We see no error in either respect. While the doctor had testified that he had used a certain electrode, respondent was not bound by that testimony and might properly bring out the fact of the existence of such an electrode as she claimed was used, in corroboration of her other witnesses. The physio-therapy treatment was admittedly standard and proper; and if the cross-examination was directed to that point alone, as the record would seem to indicate, the testimony was immaterial. If it was sought by the question to have the doctor say that the treatment he gave was standard, it was not proper cross-examination, as respondent on direct examination had not gone into that subject. In any event, the sustaining of the objection was not prejudicial, as the doctor in his defense had ample opportunity to go into that question, of which he availed himself.
[3] On cross-examination of the respondent, it was brought out that the deceased had been treated for the same trouble during the preceding fall by another doctor, and during the presentation of their defense appellants called the other doctor and attempted to examine him as a witness. An objection was interposed on the ground that anything the witness had learned was privileged and confidential, and the objection was sustained. Probably the witness should have been permitted to answer the particular preliminary question to which the objection was interposed, but appellants already had a complete answer to that question, elicited from the respondent by cross-examination, by which she was bound; and so appellants were not prejudiced by the ruling out of the preliminary question, or if the answer was expected to differ from respondent's testimony, then there should have been an offer of proof, calling attention to the purpose. The objection, though premature, was intended, no doubt, to go to the entire subject of the patient's then condition and the like, and the trial court so treated it in his ruling. Whether the privilege be one that can only be waived by the patient, or whether when, as here, the patient having died, his personal representative may waive it, we need not now inquire. The fact of the prior treatment was drawn from the respondent on cross-examination and was not therefore a voluntary opening of the door. Ross v. Great Northern R. Co., 101 Minn. 122, 111 N.W. 951. No doubt the privilege may be waived, but the waiver should be distinct and unequivocal. Tate v. Tate, 75 Va. 522. See, also, Epstein v. Pennsylvania R. Co., 250 Mo. 1, 156 S.W. 699, 48 L.R.A. (N.S.) 394, and the copious notes following.

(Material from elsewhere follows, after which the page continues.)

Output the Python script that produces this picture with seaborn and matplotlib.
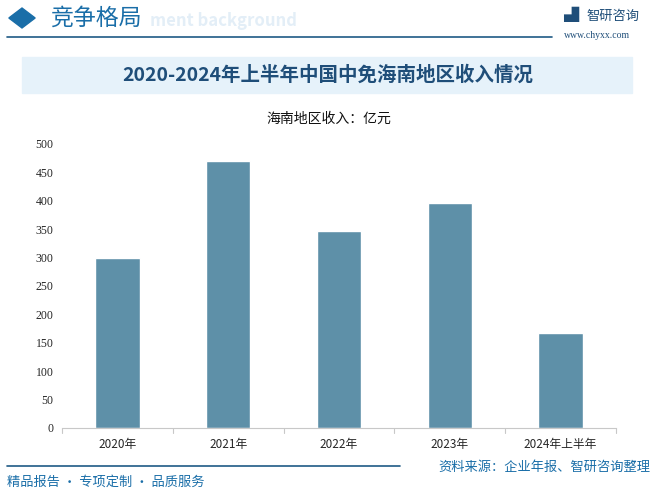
import matplotlib.pyplot as plt
import seaborn as sns
import pandas as pd
from matplotlib.patches import Rectangle, RegularPolygon
from matplotlib.lines import Line2D

years = ['2020年', '2021年', '2022年', '2023年', '2024年上半年']
income = [300, 470, 347, 396, 167]
yticks = [0, 50, 100, 150, 200, 250, 300, 350, 400, 450, 500]

sns.set_style('white')
plt.rcParams['font.family'] = ['Noto Sans CJK SC', 'DejaVu Sans']

W, H = 658, 499
fig = plt.figure(figsize=(W / 100, H / 100), dpi=100)

def fx(x):
    return x / W

def fy(y):
    return 1 - y / H

# header
fig.patches.append(RegularPolygon((fx(22), fy(18)), 4, radius=0.02, orientation=0,
                                  transform=fig.transFigure, color='#1a6ea8'))
fig.text(fx(50), fy(18), '竞争格局', fontsize=16.5, color='#1a6ea8', va='center', ha='left')
fig.text(fx(150), fy(21), 'ment background', fontsize=12, color='#e3eef7',
         va='center', ha='left', fontweight='bold', zorder=0)
fig.lines.append(Line2D([fx(7), fx(552)], [fy(37), fy(37)], transform=fig.transFigure,
                        color='#1f5a85', lw=1.2))
fig.text(fx(586), fy(16), '智研咨询', fontsize=9.5, color='#1f4e79', va='center', ha='left')
fig.text(fx(563), fy(16), '▟', fontsize=11, color='#1f4e79', va='center', ha='left')
fig.text(fx(564), fy(36), 'www.chyxx.com', fontsize=7, color='#1f4e79', va='center', ha='left',
         family=['Liberation Serif', 'DejaVu Serif'])

# title box
fig.patches.append(Rectangle((fx(22), fy(93)), fx(632 - 22), 36 / H, transform=fig.transFigure,
                             color='#e6f2fa', zorder=0))
fig.text(fx(328), fy(75), '2020-2024年上半年中国中免海南地区收入情况', fontsize=14,
         fontweight='bold', color='#1f4e79', ha='center', va='center')
fig.text(fx(329), fy(119), '海南地区收入：亿元', fontsize=10, color='#111111',
         ha='center', va='center')

# chart
ax = fig.add_axes([fx(62), fy(428), fx(616 - 62), (428 - 144) / H])
df = pd.DataFrame({'year': years, 'income': income})
sns.barplot(data=df, x='year', y='income', color='#5e90a8', saturation=1, width=0.4, ax=ax)
ax.set_ylim(0, 500)
ax.set_yticks(yticks)
ax.set_xlim(-0.5, len(years) - 0.5)
ax.set_xlabel('')
ax.set_ylabel('')
for s in ['top', 'right', 'left']:
    ax.spines[s].set_visible(False)
ax.spines['bottom'].set_color('#c8c8c8')
ax.tick_params(axis='y', length=0, labelsize=8.5, pad=6)
ax.tick_params(axis='x', length=0, labelsize=8.5, pad=7)
for lab in ax.get_yticklabels():
    lab.set_family(['Liberation Serif', 'DejaVu Serif'])
for b in [i + 0.5 for i in range(-1, len(years))]:
    ax.plot([b, b], [0, -8], color='#c8c8c8', lw=0.8, clip_on=False)

# footer
fig.lines.append(Line2D([fx(7), fx(400)], [fy(466), fy(466)], transform=fig.transFigure,
                        color='#1f5a85', lw=1.2))
fig.text(fx(7), fy(482), '精品报告 · 专项定制 · 品质服务', fontsize=9.5, color='#1a6ea8',
         ha='left', va='center')
fig.text(fx(650), fy(467), '资料来源：企业年报、智研咨询整理', fontsize=9.5, color='#1a6ea8',
         ha='right', va='center')

fig.savefig('out.png', dpi=100)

Other assignments based upon rulings as to the admissibility of evidence do not warrant detailed discussion. We find no prejudicial error in any.

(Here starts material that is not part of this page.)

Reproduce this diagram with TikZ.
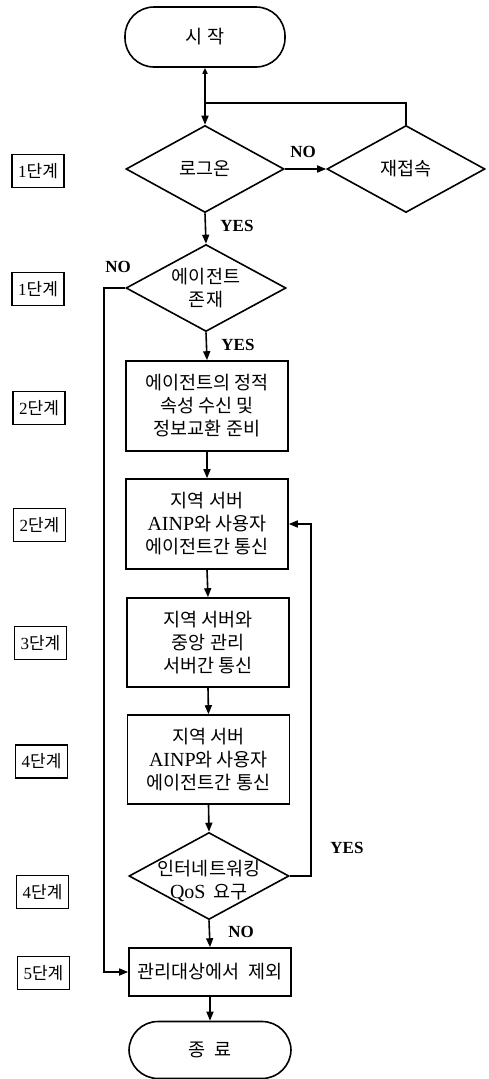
\documentclass[tikz,border=0pt]{standalone}
\usepackage{fontspec}
\setmainfont{Noto Sans CJK KR}
\newfontfamily\lat{Liberation Serif}
\usetikzlibrary{shapes.geometric,arrows.meta}
\newcommand{\lt}[1]{{\lat\fontsize{20}{23}\selectfont #1}}
\begin{document}
\begin{tikzpicture}[x=1pt,y=-1pt,
  line width=1.6pt,
  box/.style={draw, rectangle, minimum width=162pt, minimum height=90pt, inner sep=0pt, align=center, font=\fontsize{18.5}{23}\selectfont},
  dia/.style={draw, diamond, minimum width=158pt, minimum height=87pt, inner sep=0pt},
  term/.style={draw, rectangle, rounded corners=29pt, minimum width=160pt, minimum height=60pt, font=\fontsize{18.5}{23}\selectfont},
  txt/.style={align=center, font=\fontsize{18.5}{23}\selectfont, inner sep=0pt},
  lab/.style={font=\lat\bfseries\fontsize{17}{18}\selectfont, inner sep=0pt},
  stage/.style={draw, line width=1.5pt, minimum width=52pt, minimum height=33pt, inner sep=0pt, font=\fontsize{17}{17}\selectfont},
  arr/.style={-{Triangle[length=9pt,width=7pt]}}
]
\useasboundingbox (0,0) rectangle (488,1079);

% main flow
\node[term] (start) at (205,37) {시 작};
\node[dia] (login) at (205,169) {};
\node[txt] (logint) at (login) {로그온};
\node[dia] (reconn) at (406,169) {};
\node[txt] (reconnt) at (reconn) {재접속};
\node[dia, minimum width=160pt] (agent) at (206,288) {};
\node[txt] (agentt) at (206,288) {에이전트\\존재};
\node[box] (b1) at (207,406) {에이전트의 정적\\속성 수신 및\\정보교환 준비};
\node[box] (b2) at (207,524) {지역 서버\\\lt{AINP}와 사용자\\에이전트간 통신};
\node[box, minimum height=89pt] (b3) at (208,642.5) {지역 서버와\\중앙 관리\\서버간 통신};
\node[box, minimum height=89pt] (b4) at (208.5,759.5) {지역 서버\\\lt{AINP}와 사용자\\에이전트간 통신};
\node[dia, minimum width=160pt] (qos) at (209,876) {};
\node[txt] (qost) at (209,881) {인터네트워킹\\\lt{QoS} \ 요구};
\node[box, minimum height=48pt] (b5) at (210,972) {관리대상에서 \ 제외};
\node[term, minimum width=162pt, minimum height=57pt] (stop) at (210,1050) {종 \ 료};

% stage labels
\node[stage] (s1) at (38,171) {{\lat 1}단계};
\node[stage] (s2) at (38,289) {{\lat 1}단계};
\node[stage] (s3) at (39,408) {{\lat 2}단계};
\node[stage] (s4) at (39.5,525) {{\lat 2}단계};
\node[stage] (s5) at (40.5,643) {{\lat 3}단계};
\node[stage] (s6) at (41.5,761.5) {{\lat 4}단계};
\node[stage] (s7) at (42.5,892) {{\lat 4}단계};
\node[stage] (s8) at (43.5,973) {{\lat 5}단계};

% edge labels
\node[lab] (lno1) at (303,152) {NO};
\node[lab] (lyes1) at (237,226) {YES};
\node[lab] (lno2) at (118,267) {NO};
\node[lab] (lyes2) at (238,345) {YES};
\node[lab] (lyes3) at (347,848) {YES};
\node[lab] (lno3) at (241,932) {NO};

% connectors
\coordinate (j1) at (205,103);
\coordinate (nl) at (104,288);
\coordinate (yl) at (311,876);
\draw[{Triangle[length=6pt,width=5pt]}-{Triangle[length=9pt,width=7pt]}] (start.south) -- (login.north);
\draw (reconn.north) |- (j1);
\draw[arr] (login.east) -- (reconn.west);
\draw[arr] (login.south) -- (agent.north);
\draw[arr] (agent.west) -- (nl) |- (b5.west);
\draw[arr] (agent.south) -- (b1.north);
\draw[arr] (b1.south) -- (b2.north);
\draw[arr] (b2.south) -- (b3.north);
\draw[arr] (b3.south) -- (b4.north);
\draw[arr] (b4.south) -- (qos.north);
\draw[arr] (qos.south) -- (b5.north);
\draw[arr] (b5.south) -- (stop.north);
\draw[arr] (qos.east) -- (yl) |- (b2.east);
\end{tikzpicture}
\end{document}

(3) The objections urged to the instructions given are rather lacking in real substance, and the answers to the criticisms offered are so obvious that we feel it unnecessary to take space to discuss them in detail. Likewise as to the requested instructions refused. So far as they state the law, they were sufficiently covered by other instructions given.
We are satisfied, after a careful examination, that the jury was fully and fairly instructed, and, finding no reversible error, the judgment appealed from is affirmed.
MACKINTOSH, C.J., PARKER, MITCHELL, and FRENCH, JJ., concur.